Of the total number of units, 94.6% belong to the food sub-sectors and only 5.4% to the beverages sub-sector.

2.2.1.3Regional distribution

The regional distribution of the F+B industries in Greece follows closely the pattern and structure of the agricultural production. This is especially true in cases where processing involves bulky or highly perishable raw materials, As a result, only 22.6% and 15.9% of the producing units respectively are situated in the regions of Attica and Central Macedonia, despite the fact that more than 60% of the population live in these two areas.

The rest of the units are mainly concentrated in the regions of Peloponnese (9.5%), Crete (7.8%), Thessaly (7.5%), Western Greece (7.1%), and Continental Greece (6.2%).

2.2.1.4Labour force issues

Employment within the F+B industry increased rapidly during the ‘70s and ‘80s reaching, at the end of the decade, an annual average of almost 118.000 employees, that is, 16.7% of the total manufacturing employment.

According to the latest statistical data, by the year 2005 employment in the sector reached an annual average of 92,536 employees (22.5% of the total manufacturing employment), accounting for 76% of the total employment in the sector. The self-employed entrepreneurs were about 22,000 with another 8,000 family members acting as assistants in the family business. Altogether, they account for about 1/3 of the salaried employees (92,536), increasing the total employment in the sector to about 122,000 in 2005 (Table 1).

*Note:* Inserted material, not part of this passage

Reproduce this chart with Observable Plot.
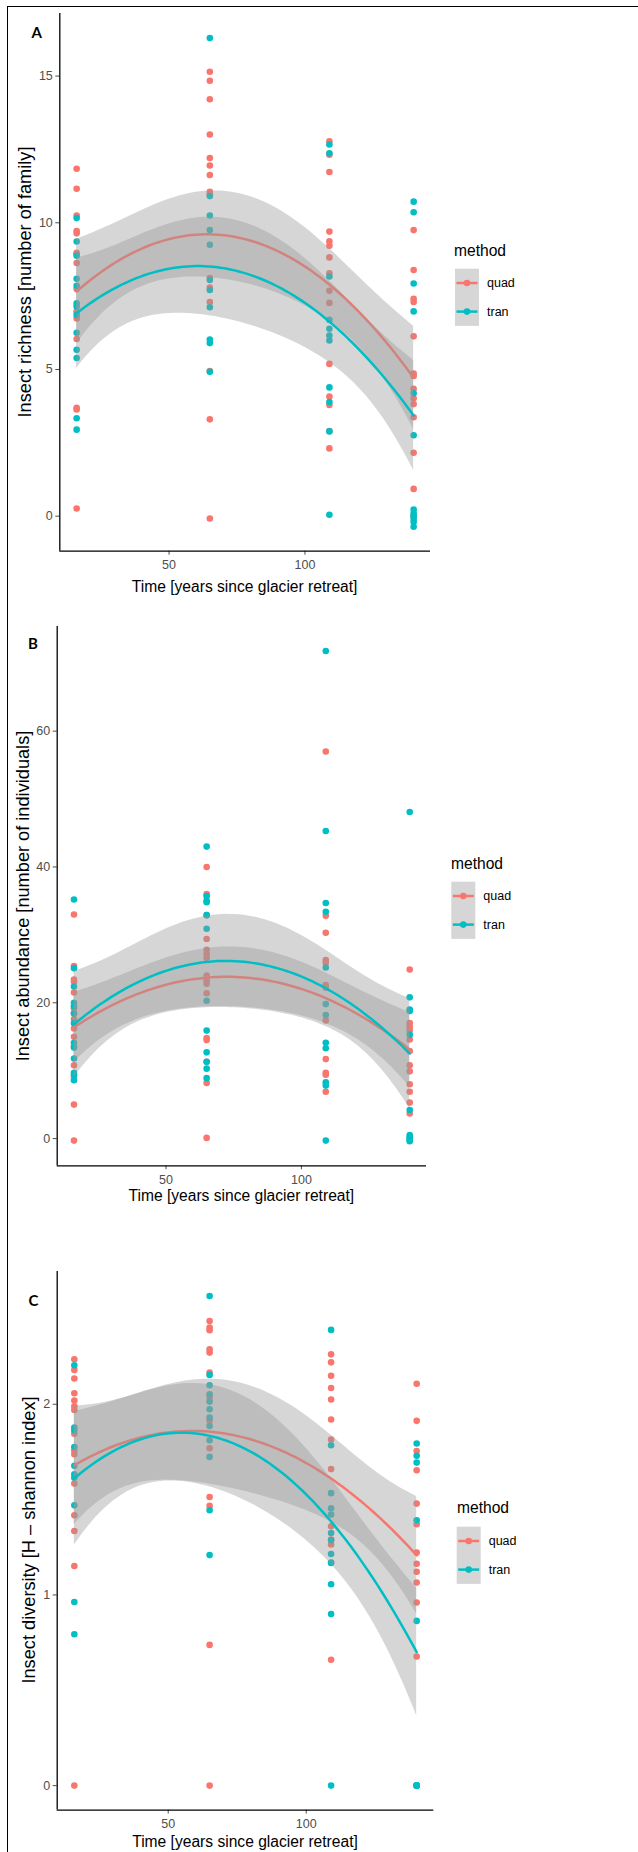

In 2005, 97% of the employees were employed on a full-time basis while part-timers formed a still insignificant 3% exhibiting, however, a slowly increasing trend. Self-employed entrepreneurs and the members of their families accounted for 24% of the employed population in the sector while salaried employees accounted for the rest 76% showing a considerable increase over time compared to the respective percentage of 1998 (68.4%) (Table 1).

The average size of the establishments in terms of employment is 5.7 persons. Almost 94% of the firms employ less than 10 persons and are characterized as small-scale industries employing 44.4% of the sector’s labour force, while the majority of them (more than 90%) are actually cottage-size units employing less than 5 persons. The SMEs employing up to 50 persons account for about 99% of the sector’s establishments and 63.6% of the sector’s employment. Units employing more than 50 persons (large-scale industry) are a tiny 1% of the total number but their average size is of course significantly larger since they employ 36.4% of the total labour force (Table 2).

As a result of these characteristics, most of the firms (about 2/3 of them) have still the legal form of personal enterprise and only a handful of them (32) are enlisted in the Athens Stock Exchange.

90% of the salaried employees are permanently employed and only 10% are occasional or seasonal employees. However, seasonality remains (with decreasing significance) the most outstanding characteristic of employment in the Greek F+B sector. Not so much for the sector taken as a whole than for the 3-digit sub-sectors and the 4-digit branches. Indeed, measured in terms of monthly variations from the average annual employment figure, seasonality in the F+B sector varies from a maximum of 110% to a minimum of 90% (in August and April respectively).